Wednesday, 10 November 2004

Special Educational Needs.

 

7:00 pm

Tom Morrissey (Progressive Democrats)

I wish to share my time with Senator O'Toole. I welcome the Minister for Education and Science to the House. Perseverance pays off because this is the fourth time I have submitted this matter over recent weeks and I am delighted it is being taken tonight. I hope the Minister has a good reply to it.

Seldom since I became a public representative, either on my local authority or in the Seanad, have I seen such a daunting report on special educational needs, produced with very little resources by the staff and the principal of the Sacred Heart national school, Huntstown, Dublin 15. If this was a consultant's report it would have found its way to a public relations agency which would lobby us to ensure it reached the Minister's ear. The school in question is located in a rapidly growing area. The report is daunting for the background information it sets out on the school's present direction and the type of children attending it.

The report opens with the following statement:

[The school] has a diverse international pupil population that has grown significantly over the past four years. The first international children were enrolled in the school over six years ago.
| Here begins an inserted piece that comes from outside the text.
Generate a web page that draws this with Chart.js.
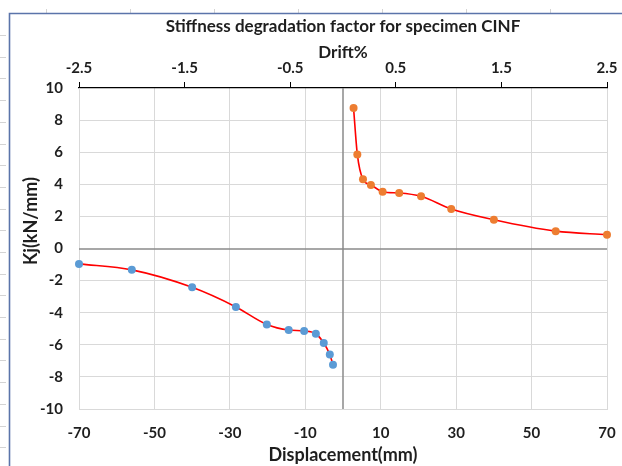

At present almost a quarter (24.2%) of the children attending the school are international children.

That represents 246 children out of a total pupil intake of 930. Some of these children present with significant non-language based difficulties. The report goes on to state:

The Board of Management and the Staff of the school are very concerned by reported incidents and allegations (by children to teachers) of physical abuse of some children. . . . Many parents are expressing the view that time spent by teachers dealing with persistent poor behaviour of some international children erodes teaching time and discriminates against national and international children who are co-operative and willing to learn. . . . In 2002 the Department of Education and Science allocated 4 Special Needs Assistants to work with 9 named international children. These posts were revoked in June 2003 and 2004, at a time when the number of international children within the school continued to increase. . . . No sooner has a teacher begun to come to terms with one international child than another child arrives, sometimes with what appears to be even greater needs.

The report gives a class profile for the whole school, for example, there are 120 junior infants, 46 of whom are international children. One has no English; five have little English; three have not yet started to communicate with their teacher or peers; ten children have expressive language skills but poor comprehension skills; while 20 are described as having challenging behaviour. In first class one child has no English while two have very little and one of those had never attended school prior to last September. In second class three children have little English; in fourth class 12 children have little or no English; in sixth class one child from Kosovo has no English and two others have little English.

The report concludes:

Currently there does not appear to be any provision by the Department of Education and Science to assist the school in supporting the inclusion of these children in their mainstream classes. . . . The resources allocated to the school by the Department of Education and Science are inadequate to deal with these children's complex needs. . . . The frustration felt by the teachers and parents by what they see as a lack of understanding on the part of the Department of Education and Science of what is happening on the ground is likely to increase if adequate resources are not provided.

The school is asking simply that the Department allocate two additional resource teachers to the school and restore the special needs assistants revoked in 2003 and 2004. This school is storing up major social and educational problems. If we do not address this now the problems will persist into secondary school. People will drop out and we will pay a high price for that in other ways.

The Government must deal with this issue. We have passed a constitutional amendment on immigration and must deal pragmatically with the numbers of people immigrating here and how they access our State services. I suggest that some kind of intensive language course must be given to these children before they attend a mainstream school. This is not fair to the children who are in the school and have attended pre-school, nor to the child who then has to compete with those children in that classroom or the teacher who has to deal with that problem behind the closed door. I beseech the Minister to examine this situation. This is not the only school in the country that has experienced this problem. This report that merits consideration by the Department. I know that every school is looking for special needs assistance. This problem will grow and grow and it must be dealt with.